Metadata-Version: 2.1
Name: future_sales_prediction_2024
Version: 2.2.6
Summary: A package for feature extraction, hyperopt, and validation schemas
Author: Polina Yatsko
Author-email: yatsko_polina1@mail.ru
License: MIT
Keywords: machine-learning xgboost hyperopt data-science regression
Classifier: Programming Language :: Python :: 3.12
Classifier: Topic :: Scientific/Engineering :: Information Analysis
Classifier: Operating System :: OS Independent
Requires-Python: >=3.7,<3.13
Description-Content-Type: text/markdown
License-File: LICENSE
Requires-Dist: pandas
Requires-Dist: numpy
Requires-Dist: scikit-learn
Requires-Dist: lightgbm
Requires-Dist: xgboost
Requires-Dist: matplotlib
Requires-Dist: seaborn
Requires-Dist: hyperopt
Requires-Dist: shap
Requires-Dist: matplotlib
Requires-Dist: seaborn
Requires-Dist: dvc
Requires-Dist: dvc-gs
Requires-Dist: dvc[gs]
Requires-Dist: dvc[gcs]
Requires-Dist: google-auth
Requires-Dist: google-auth-oauthlib
Requires-Dist: google-cloud-storage
Requires-Dist: argparse
Requires-Dist: gcsfs

# Data Science: Sales Prediction

#### Project Status: Completed

## Overview:
This project provides a Python package,future_sales_prediction_2024, to simplify common tasks in data science workflows. It includes tools for feature extraction, validation schema creation, hyperparameter optimization, and model training.


### Methods Used
* Feature Engineering: Automates the creation and selection of important features, including memory optimization.
* Validation: Implements schema validation to ensure data consistency, identify missing values, and prevent duplicate records.
* Hyperparameter Tuning: Leverages tools like hyperopt for efficient parameter search.
* Visualization: Includes plotting tools for feature importance and error analysis.

### Technologies
* Python
* Pandas, numpy, scikit-learn
* dvc, gcloud


## Features
- Automatically fetches raw and preprocessed data from Google Cloud Storage after installation.
- Data Version Control integration.
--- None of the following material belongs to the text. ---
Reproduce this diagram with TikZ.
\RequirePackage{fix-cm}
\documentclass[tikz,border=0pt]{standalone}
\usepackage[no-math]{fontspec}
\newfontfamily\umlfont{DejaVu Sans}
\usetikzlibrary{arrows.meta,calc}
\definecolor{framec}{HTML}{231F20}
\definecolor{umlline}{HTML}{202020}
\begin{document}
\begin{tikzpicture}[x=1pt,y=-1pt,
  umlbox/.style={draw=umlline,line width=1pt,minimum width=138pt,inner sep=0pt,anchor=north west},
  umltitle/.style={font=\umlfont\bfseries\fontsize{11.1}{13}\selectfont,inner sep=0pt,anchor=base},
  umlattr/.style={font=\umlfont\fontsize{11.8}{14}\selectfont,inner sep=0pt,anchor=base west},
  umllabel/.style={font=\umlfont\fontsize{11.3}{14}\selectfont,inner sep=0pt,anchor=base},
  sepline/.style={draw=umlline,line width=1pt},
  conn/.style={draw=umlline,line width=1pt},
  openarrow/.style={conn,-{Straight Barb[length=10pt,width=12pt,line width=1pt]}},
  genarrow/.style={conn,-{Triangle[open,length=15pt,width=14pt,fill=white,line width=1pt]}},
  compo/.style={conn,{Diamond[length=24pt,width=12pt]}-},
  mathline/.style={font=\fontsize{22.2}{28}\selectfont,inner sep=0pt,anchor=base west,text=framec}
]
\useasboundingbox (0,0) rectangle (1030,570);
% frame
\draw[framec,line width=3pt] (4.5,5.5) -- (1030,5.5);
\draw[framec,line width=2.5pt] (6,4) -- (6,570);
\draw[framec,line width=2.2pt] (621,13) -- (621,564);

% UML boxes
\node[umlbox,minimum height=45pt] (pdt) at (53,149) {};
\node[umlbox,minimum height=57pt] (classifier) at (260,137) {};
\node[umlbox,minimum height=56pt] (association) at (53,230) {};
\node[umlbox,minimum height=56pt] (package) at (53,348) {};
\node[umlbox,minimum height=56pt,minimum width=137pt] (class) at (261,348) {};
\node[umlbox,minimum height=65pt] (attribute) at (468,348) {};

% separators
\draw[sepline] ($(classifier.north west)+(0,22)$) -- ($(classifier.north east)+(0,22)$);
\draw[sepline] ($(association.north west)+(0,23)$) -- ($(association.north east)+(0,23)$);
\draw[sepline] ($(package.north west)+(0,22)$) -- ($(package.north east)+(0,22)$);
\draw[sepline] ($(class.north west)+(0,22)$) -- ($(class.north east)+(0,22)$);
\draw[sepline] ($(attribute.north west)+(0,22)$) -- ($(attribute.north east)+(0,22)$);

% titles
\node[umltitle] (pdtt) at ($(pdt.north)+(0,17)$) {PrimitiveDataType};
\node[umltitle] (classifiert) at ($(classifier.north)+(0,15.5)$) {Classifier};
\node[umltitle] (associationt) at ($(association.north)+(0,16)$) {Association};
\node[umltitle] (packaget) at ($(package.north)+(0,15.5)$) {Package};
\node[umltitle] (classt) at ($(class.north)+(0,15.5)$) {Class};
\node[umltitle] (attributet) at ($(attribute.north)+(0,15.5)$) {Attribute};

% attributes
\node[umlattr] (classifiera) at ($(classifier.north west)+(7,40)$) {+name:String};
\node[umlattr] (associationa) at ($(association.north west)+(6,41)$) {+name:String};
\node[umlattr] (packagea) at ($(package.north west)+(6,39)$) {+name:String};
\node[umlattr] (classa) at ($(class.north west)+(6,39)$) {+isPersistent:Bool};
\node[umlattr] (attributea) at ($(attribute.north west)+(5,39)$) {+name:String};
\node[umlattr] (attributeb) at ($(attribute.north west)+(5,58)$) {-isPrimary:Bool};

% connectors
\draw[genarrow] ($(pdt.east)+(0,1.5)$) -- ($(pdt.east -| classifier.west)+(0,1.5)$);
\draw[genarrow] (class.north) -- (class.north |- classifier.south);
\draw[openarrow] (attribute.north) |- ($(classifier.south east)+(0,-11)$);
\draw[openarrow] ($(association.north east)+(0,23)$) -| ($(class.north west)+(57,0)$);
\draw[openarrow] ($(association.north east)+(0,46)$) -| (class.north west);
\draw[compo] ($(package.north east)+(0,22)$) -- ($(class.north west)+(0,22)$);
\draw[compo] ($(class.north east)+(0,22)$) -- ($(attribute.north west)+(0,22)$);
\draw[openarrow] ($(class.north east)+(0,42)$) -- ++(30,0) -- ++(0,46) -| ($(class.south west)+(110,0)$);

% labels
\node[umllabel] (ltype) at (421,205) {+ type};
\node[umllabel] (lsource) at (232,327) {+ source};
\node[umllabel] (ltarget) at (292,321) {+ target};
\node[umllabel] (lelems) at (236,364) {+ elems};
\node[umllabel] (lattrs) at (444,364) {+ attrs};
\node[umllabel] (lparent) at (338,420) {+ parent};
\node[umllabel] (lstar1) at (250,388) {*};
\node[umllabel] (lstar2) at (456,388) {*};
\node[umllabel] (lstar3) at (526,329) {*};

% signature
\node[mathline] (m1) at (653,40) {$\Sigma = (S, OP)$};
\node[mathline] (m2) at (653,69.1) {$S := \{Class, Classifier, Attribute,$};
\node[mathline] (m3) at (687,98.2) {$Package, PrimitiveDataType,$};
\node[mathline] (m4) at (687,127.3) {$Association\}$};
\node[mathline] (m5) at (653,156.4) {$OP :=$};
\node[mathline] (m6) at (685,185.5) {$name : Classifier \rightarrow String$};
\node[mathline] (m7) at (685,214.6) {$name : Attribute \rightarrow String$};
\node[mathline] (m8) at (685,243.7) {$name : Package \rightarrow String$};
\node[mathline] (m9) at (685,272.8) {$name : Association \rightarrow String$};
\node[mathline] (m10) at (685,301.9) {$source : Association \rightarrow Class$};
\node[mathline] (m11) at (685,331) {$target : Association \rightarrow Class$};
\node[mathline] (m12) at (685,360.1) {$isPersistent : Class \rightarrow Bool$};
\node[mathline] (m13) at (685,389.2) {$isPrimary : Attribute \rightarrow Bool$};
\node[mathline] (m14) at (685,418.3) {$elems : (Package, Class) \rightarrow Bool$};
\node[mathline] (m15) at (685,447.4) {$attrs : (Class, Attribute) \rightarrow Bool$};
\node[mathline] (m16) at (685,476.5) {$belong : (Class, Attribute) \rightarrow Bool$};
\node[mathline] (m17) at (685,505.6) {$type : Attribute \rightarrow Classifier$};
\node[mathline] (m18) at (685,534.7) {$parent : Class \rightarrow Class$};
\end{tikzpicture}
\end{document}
To use this tool run in the terminal:
    git clone -b DS-4.1 https://github.com/YPolina/Trainee.git
    cd /{path}/Trainee
    dvc init
    dvc pull
- Provides an easy interface for working with datasets for sales forecasting.

### Challenges:
* Complexity in Generalization: Making the tools generic enough to work with diverse datasets while maintaining simplicity.
* Performance Optimization: Balancing ease of use with computational efficiency.
* Error Handling: Ensuring clear and helpful error messages for data validation and model failures.

### Conclusion:
This package is a modular and flexible solution for streamlining data science workflows. It provides data scientists and ML engineers with reusable tools to focus on solving domain-specific problems.

## [0.1.1] - 2024-11-25
### Added
- Changes in loader function: upload files using filenames.

## [0.2.1] - 2024-11-26
- Added support for Google Cloud Storage.
- Improved deployment pipeline.
- Bug fixes and performance improvements.

## [0.2.2] - 2024-11-27
- Bug fixes.

## [0.2.3] - 2024-11-28
- Enhanced Explainability and Error Analysis
    Users can now save plots generated by the Explainability and ErrorAnalysis classes to files.
    The directory and filenames are customizable, and plots are automatically overwritten if files with the same name already exist.
- Customizable Hyperparameter Tuning
Users can now fully customize the hyperparameter tuning process:
    Define the search space for hyperparameters.
    Specify the optimization algorithm and objective function.
    Tailor the evaluation process to their needs.
- FeatureImportanceLayer Enhancements
    Plots for baseline and final model feature importances can now be saved directly to disk.
    Customizable output directory (output_dir) and file names.
    Plots overwrite existing files with the same name.

## [0.2.4] - 2024-11-29
- Bug fixes.

## [1.2.4] - 2024-11-29
- Cloud Storage Integration
- The data_handling.py and feature_extraction.py scripts now support loading .csv files from GCS paths. Outputs are saved to a user-specified GCS directory via the --outdir parameter.

## [1.2.5, 1.2.6] - 2024-11-29
- Bug fixes.

## [2.2.6] - 2024-11-29
- Automatically fetches raw and preprocessed data from Google Cloud Storage after installation.